The danger for Goff, is that he looks to be saying he will be the same as Clark, and let Winston get away with anything in exchange for the baubles of power.
GUYON: And we have a referendum to this whole electoral system, what is Labour’s position on that? 1997, as Justice Spokesman, you called for a binding referendum on MMP whether we should chuck it out or not, what’s your view now?
PHIL: I think if you’re going to change the system it MUST be with the mandate of the people and that must be by a binding referendum.
GUYON: So you support going for a referendum?
PHIL: yes, we’re not opposing the Government on that at all
That is interesting.
GUYON: ..How would you vote?
PHIL: At this stage I’d probably vote for MMP but we’ve had at this conference quite an interesting discussion about that and the members I’ve talked to have said look we’d like to see fewer list MP’s and more Electorate MP’s. We’d like to see electorates a little bit smaller so that electorate members can give a bit more personal attention to their constituents. Our people tell me that we can do that, we could have as many as 80 electorate MP’s with the balance of 40 being list MPs. It may be that we’re looking for a variation on MMP to make it work better, to use its strengths to counteract its weakness.
More interesting is that he would only “probably” vote for MMP.

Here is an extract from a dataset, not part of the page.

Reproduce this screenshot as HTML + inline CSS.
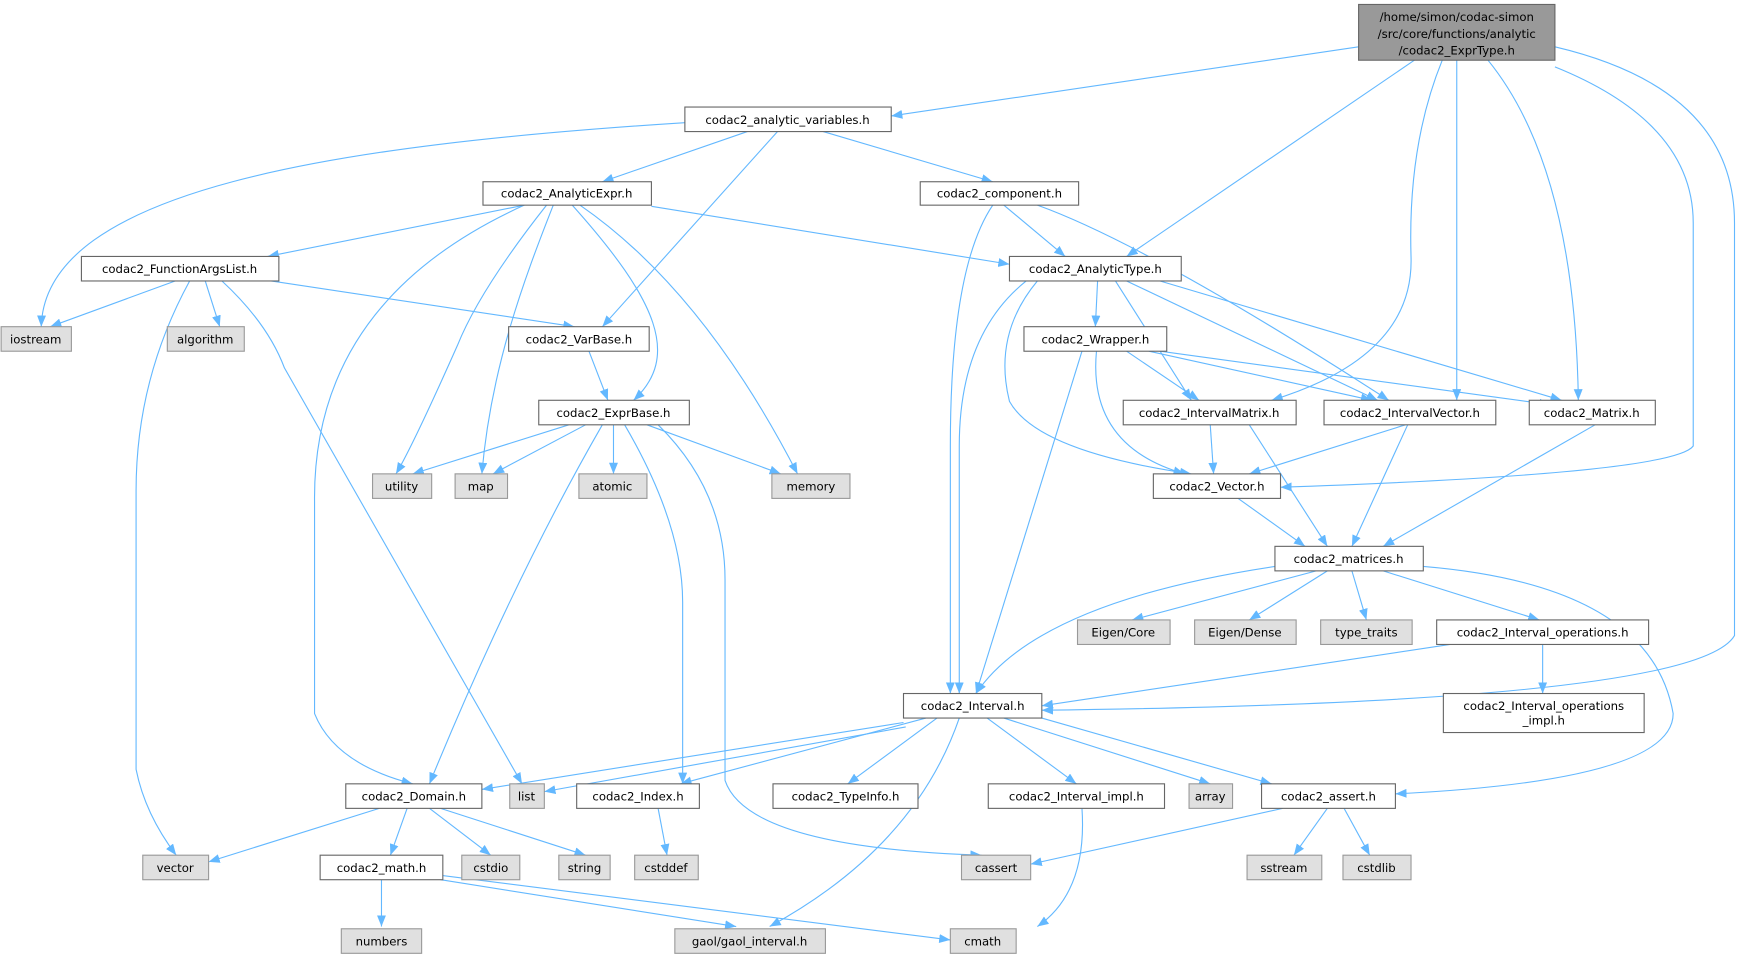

Labour need to be very careful of their numbers. Chris Hipkins said yesterday:
The analysis I have seen suggests we could have 90 electorates and 30 list MPs and the proportionality would be preserved. From memory applying that to the 5 MMP elections we have had the biggest overhang would have been 4 extra seats. That’s just from memory though. Someone else might have the actual nos handy.
I responded:
Chris – your memory is faulty on MMP with a 90/30 split. Assuming parties won the same proportion of electorate seats, a 90/30 elect/list split would have seen Labour in 1999 with a 6 seat overhang and in 2002 with a 7 seat overhang. That would be almost as unproportional as SM.
On the plus side it would have meant in 1999 every Labour List MP would have been wiped out so no Cullen and Wilson
Goff is now talking 80/40. If you assume they would have won the same proportion of electorates (which is not that likely) it would in 2002 have left Labour with either 0 or 1 List MPs – very close to overhang.
But what Goff overlooks is that every census the number of electorate seats increases by 1 or 2 as the North Island has faster population growth than the South Island. Hence within a decade that 80/40 could be 84/36 and overhang could well become a regular thing.
And the issue of Maori Party overhang would also get worse. Ironically what Goff is talking about would move MMP closer to an SM system.